I saw the technology first-hand at CES in January where dozens of companies were demonstrating their deep fake technology. Deep Nen was one of them. An Israeli company that showed me how deep fake videos and gifs can be easily created with a smartphone and its camera. They took my photo and put it over video of President Trump.
“We can take a target face and swap it with a source face,” explained Anne Marie holding the smartphone and app. She also explained that Deep Nen’s technology can be used in Hollywood.
“We can also scale and virtualize, say George Clooney’s face when he can’t be in a commercial in Germany, but we can set up the scene so that we can just implant his face on somebody else’s.”
Deep Nen is also working with Facebook to create technology that will spot and stop fake news from happening.

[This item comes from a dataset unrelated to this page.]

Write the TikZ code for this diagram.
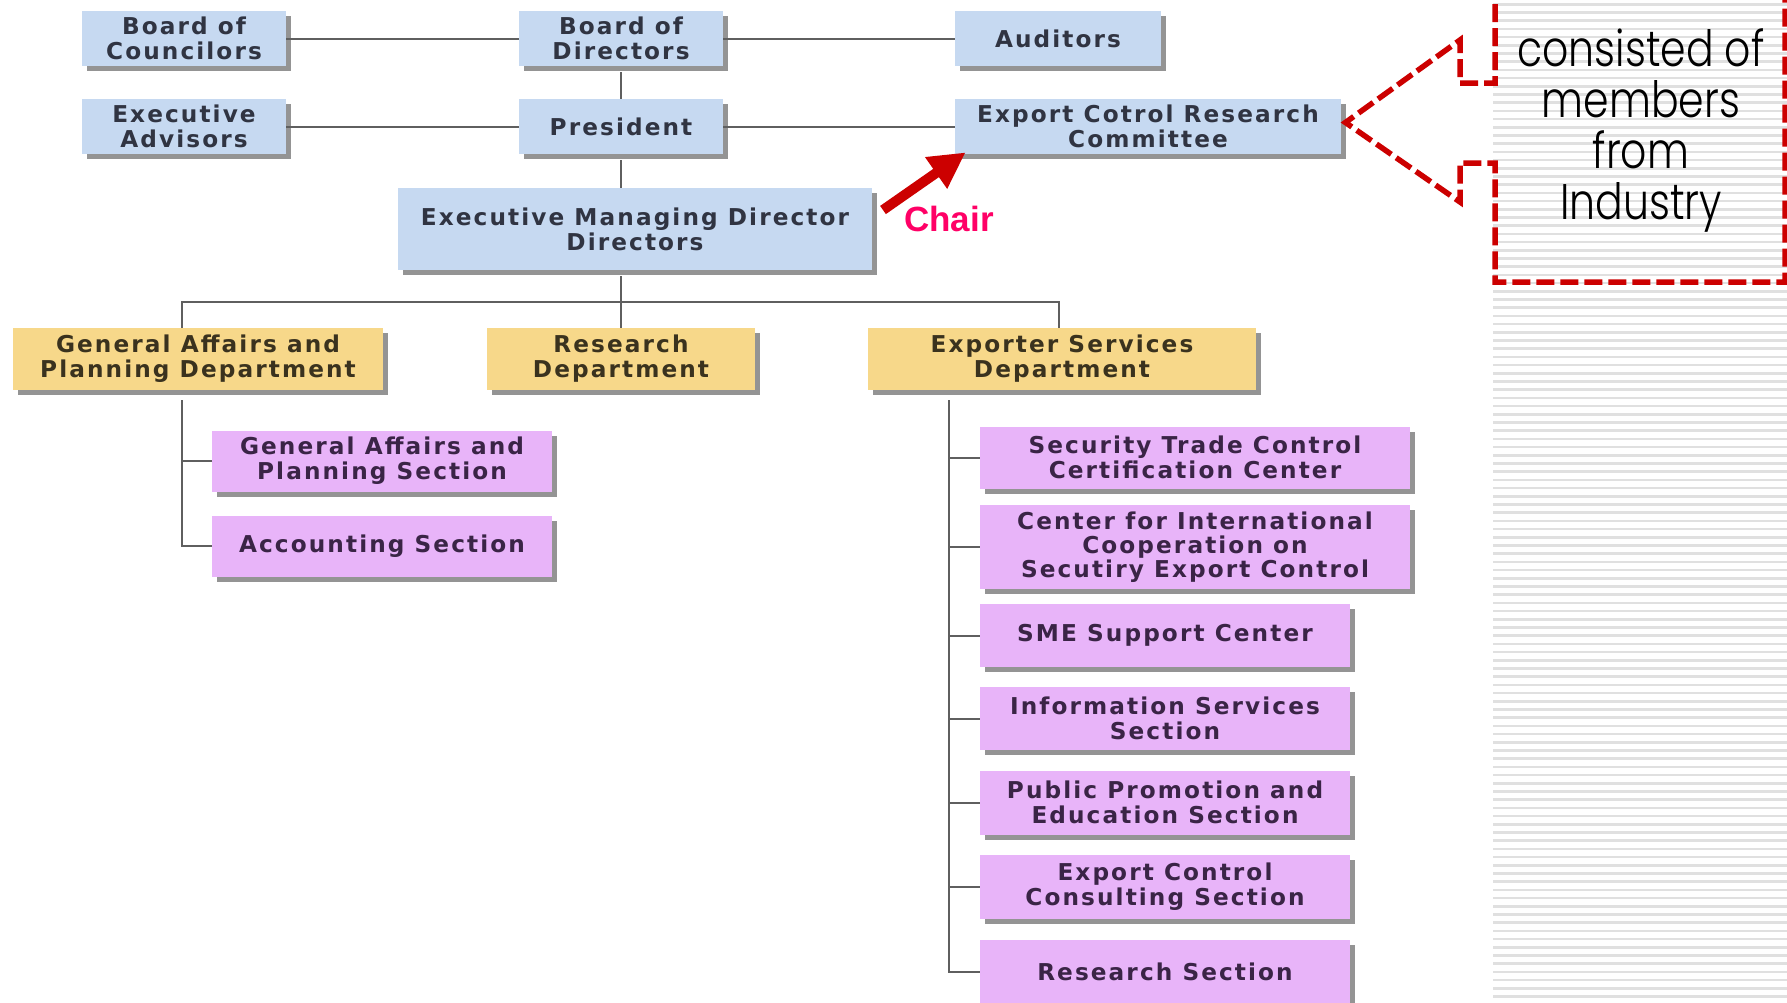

Chiara says that’s great, but social media platforms may not be able to flag and take down deep fake videos before they are shared hundreds or even millions of times. he offers this to everyone just learning about deep fakes and the dangers it can create:
“When we see something that might be a little suspicious,” he said. “Take a minute and maybe not share it or reshare it or comment on it, to see if we can find it somewhere else. Has a media outlet talked about this and determined that is is false before we decide to share it or talk about it.”
He says it’s critical that people know about this technology because it is only going to get better and easier for anyone to use.